Anyway, after its theatrical run, My Cousin Vinny went on to become a mainstay on HBO, airing endlessly among the other repeat screenings of Poltergeist III, Indiana Jones and The Last Crusade and the like. During that period I must've watched Jonathan Lynn's film another dozen times - often enough that, during the rewatch I mounted over this past weekend (my first return to the My Cousin Vinny well since...shit, must've been over a decade), I could still recall entire scenes' worth of dialogue. And y'know what?
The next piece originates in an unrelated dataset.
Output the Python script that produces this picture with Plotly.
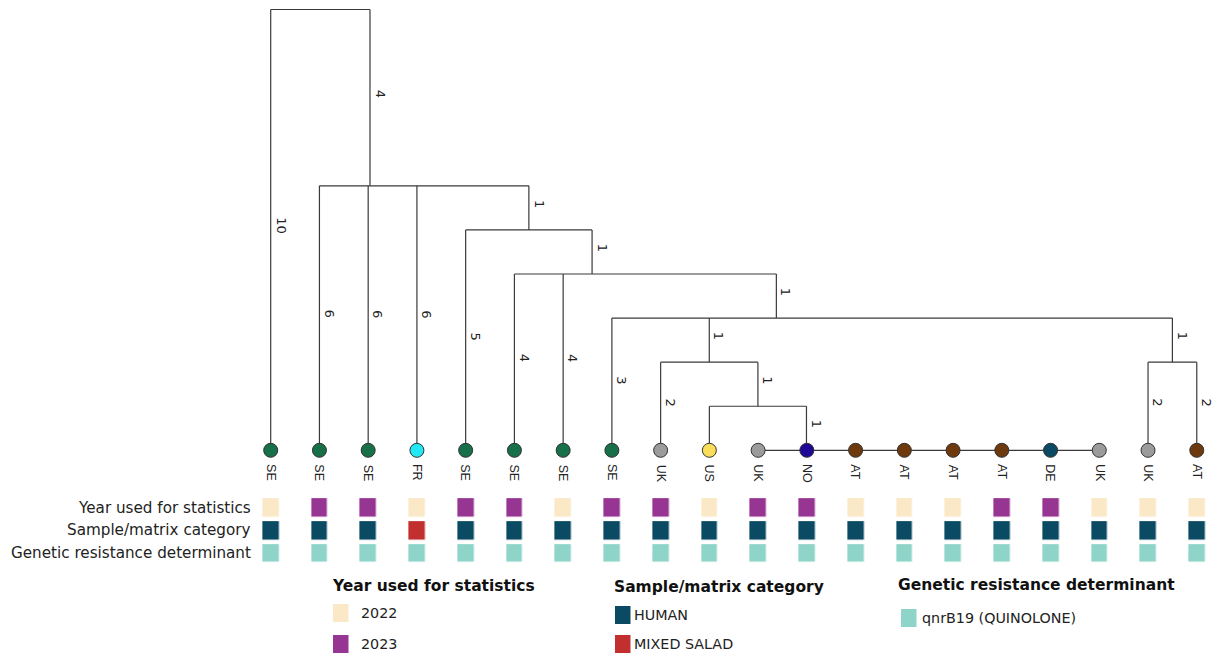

My Cousin Vinny holds the hell up.
For the uninitiated, My Cousin Vinny's a fish-out-of-water comedy about a personal injury lawyer (Joe Pesci) and his fiancee, Mona (a luminous Marisa Tomei, in a deservedly Oscar-winning performance), arriving in a backwater Alabama town to defend Vinny's cousin (Ralph Macchio) and his friend (Mitchell Whitfield) from a bogus murder charge. Vinny and Mona are pure NYC, all leather jackets and big hair and "Fawk you" attitude, and if the Lynn's film were strictly a wacky comedy about those characters bumping heads with a bunch of backwoods rednecks, it'd still be pretty funny. But My Cousin Vinny's quite a bit more than that: it's an acting showcase, for one thing, with Pesci, Tomei and the late Fred Gwynne (as the surly, perpetually unamused judge overseeing Macchio's trial) all turning in excellent performances.
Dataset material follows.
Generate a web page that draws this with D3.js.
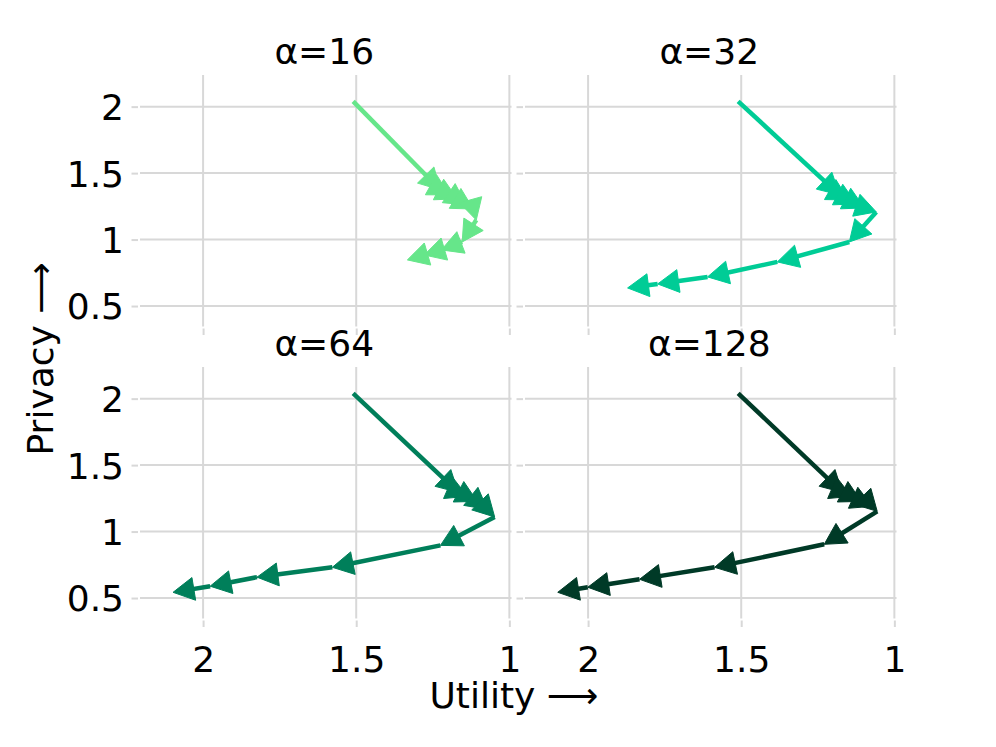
<!DOCTYPE html>
<html><head><meta charset="utf-8">
<script src="https://cdn.jsdelivr.net/npm/d3@7"></script>
<style>body{margin:0;background:#fff} svg{display:block}</style>
</head><body><svg id="chart" width="996" height="747"></svg>
<script>
// ---- data ----
const facetTitles = ["α=16", "α=32", "α=64", "α=128"];
const seriesColors = ["#66e68a", "#00cc96", "#007f5a", "#003a27"];

const utility16  = [1.510, 1.225, 1.196, 1.170, 1.141, 1.118, 1.108, 1.154, 1.222, 1.278, 1.333];
const privacy16  = [2.040, 1.373, 1.336, 1.306, 1.261, 1.230, 1.147, 0.982, 0.922, 0.884, 0.847];

const utility32  = [1.510, 1.179, 1.150, 1.124, 1.098, 1.059, 1.147, 1.382, 1.610, 1.773, 1.871];
const privacy32  = [2.040, 1.336, 1.298, 1.268, 1.238, 1.208, 0.982, 0.832, 0.719, 0.666, 0.636];

const utility64  = [1.510, 1.167, 1.137, 1.105, 1.072, 1.048, 1.225, 1.578, 1.824, 1.977, 2.098];
const privacy64  = [2.040, 1.295, 1.265, 1.227, 1.167, 1.110, 0.896, 0.731, 0.657, 0.589, 0.543];

const utility128 = [1.510, 1.170, 1.140, 1.108, 1.072, 1.056, 1.229, 1.587, 1.832, 2.001, 2.099];
const privacy128 = [2.040, 1.295, 1.265, 1.227, 1.190, 1.152, 0.904, 0.731, 0.641, 0.581, 0.543];

const xTickValues = [2, 1.5, 1];
const xTickLabels = ["2", "1.5", "1"];
const yTickValues = [2, 1.5, 1, 0.5];
const yTickLabels = ["2", "1.5", "1", "0.5"];
const xLabel = "Utility ⟶";
const yLabel = "Privacy ⟶";

const utilitySeries = [utility16, utility32, utility64, utility128];
const privacySeries = [privacy16, privacy32, privacy64, privacy128];

// ---- layout ----
const panelW = 371.5, panelH = 251.5;
const panelLeft = [140, 525], panelTop = [75, 367];
const font = "'DejaVu Sans', sans-serif";
const gridColor = "#d8d8d8";
const headLen = 21, headHalf = 11.5;

const x = d3.scaleLinear().domain([2.206, 0.993]).range([0, panelW]);
const y = d3.scaleLinear().domain([0.346, 2.238]).range([panelH, 0]);

const svg = d3.select("#chart");
svg.append("rect").attr("width", 996).attr("height", 747).attr("fill", "#fff");

facetTitles.forEach((title, i) => {
  const col = i % 2, row = Math.floor(i / 2);
  const g = svg.append("g").attr("transform", `translate(${panelLeft[col]},${panelTop[row]})`);

  // grid
  g.append("g").selectAll("line").data(xTickValues).join("line")
    .attr("x1", d => x(d)).attr("x2", d => x(d)).attr("y1", 0).attr("y2", panelH)
    .attr("stroke", gridColor).attr("stroke-width", 2);
  g.append("g").selectAll("line").data(yTickValues).join("line")
    .attr("y1", d => y(d)).attr("y2", d => y(d)).attr("x1", 0).attr("x2", panelW)
    .attr("stroke", gridColor).attr("stroke-width", 2);

  // y axis
  const yAxis = d3.axisLeft(y).tickValues(yTickValues)
    .tickFormat((d, j) => col === 0 ? yTickLabels[j] : "")
    .tickSize(6.5).tickPadding(7.5);
  g.append("g").attr("transform", "translate(-2,0)").call(yAxis)
    .call(s => s.select(".domain").remove())
    .call(s => s.selectAll("line").attr("stroke", gridColor).attr("stroke-width", 2))
    .call(s => s.selectAll("text").attr("font-size", 36).attr("font-family", font)
      .attr("fill", "#000").attr("dy", "0.36em"));

  // x axis
  const xAxis = d3.axisBottom(x).tickValues(xTickValues)
    .tickFormat((d, j) => row === 1 ? xTickLabels[j] : "")
    .tickSize(6.5).tickPadding(19);
  g.append("g").attr("transform", `translate(0,${panelH + 2})`).call(xAxis)
    .call(s => s.select(".domain").remove())
    .call(s => s.selectAll("line").attr("stroke", gridColor).attr("stroke-width", 2))
    .call(s => s.selectAll("text").attr("font-size", 36).attr("font-family", font)
      .attr("fill", "#000"));

  // facet title
  g.append("text").attr("x", panelW / 2 - 1.5).attr("y", -11.5)
    .attr("text-anchor", "middle").attr("font-size", 36).attr("font-family", font)
    .attr("fill", "#000").text(title);

  // arrows
  const u = utilitySeries[i], p = privacySeries[i];
  const segs = [];
  for (let k = 1; k < u.length; k++) {
    const x0 = x(u[k - 1]), y0 = y(p[k - 1]), x1 = x(u[k]), y1 = y(p[k]);
    const dx = x1 - x0, dy = y1 - y0, L = Math.hypot(dx, dy) || 1;
    const ux = dx / L, uy = dy / L;
    const endL = Math.max(0, L - headLen * 0.5);
    const bx = x1 - ux * headLen, by = y1 - uy * headLen;
    segs.push({
      x0, y0, xe: x0 + ux * endL, ye: y0 + uy * endL,
      head: [[x1, y1], [bx - uy * headHalf, by + ux * headHalf], [bx + uy * headHalf, by - ux * headHalf]]
    });
  }
  const color = seriesColors[i];
  const ag = g.append("g");
  segs.forEach(s => {
    ag.append("line").attr("x1", s.x0).attr("y1", s.y0).attr("x2", s.xe).attr("y2", s.ye)
      .attr("stroke", color).attr("stroke-width", 4.5).attr("stroke-linecap", "butt");
    ag.append("path").attr("d", d3.line()(s.head) + "Z")
      .attr("fill", color).attr("stroke", color).attr("stroke-width", 1).attr("stroke-linejoin", "miter");
  });
});

// axis titles
svg.append("text").attr("x", 429.5).attr("y", 708)
  .attr("font-size", 36).attr("font-family", font).attr("fill", "#000").text(xLabel);
svg.append("text").attr("transform", "translate(53.3,455.5) rotate(-90)")
  .attr("font-size", 36).attr("font-family", font).attr("fill", "#000").text(yLabel);
</script>
</body></html>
For another, Lynn's film is also a fairly compelling mystery: it's clear these two young men did not commit the murder they've been accused of, but the evidence - which includes Macchio seemingly providing a confession once taken into custody - is stacked against them to an incredible degree. How will this personal injury lawyer, who doesn't seem to even understand how to navigate a pre-trial hearing, supposed to win this thing? The ensuing trial, which unfolds between sequences wherein Vinny and Mona acclimate to small-town life (and mix it up with the sometimes hostile locals, including a huge dumbass who screws Mona out of $200 in a game of pool), is a lot of fun, but it's also kind of riveting, and Vinny's final, case-winning masterstroke - impossible without the assistance of Mona - is unusually satisfying.
My Cousin Vinny's a feel-good movie, a funny movie, a well-made movie, and a movie that's overflowing with performances worth savoring. Give it a whirl (it's streaming now via Starz), even if you've already seen it. I think you'll be surprised how well it holds up.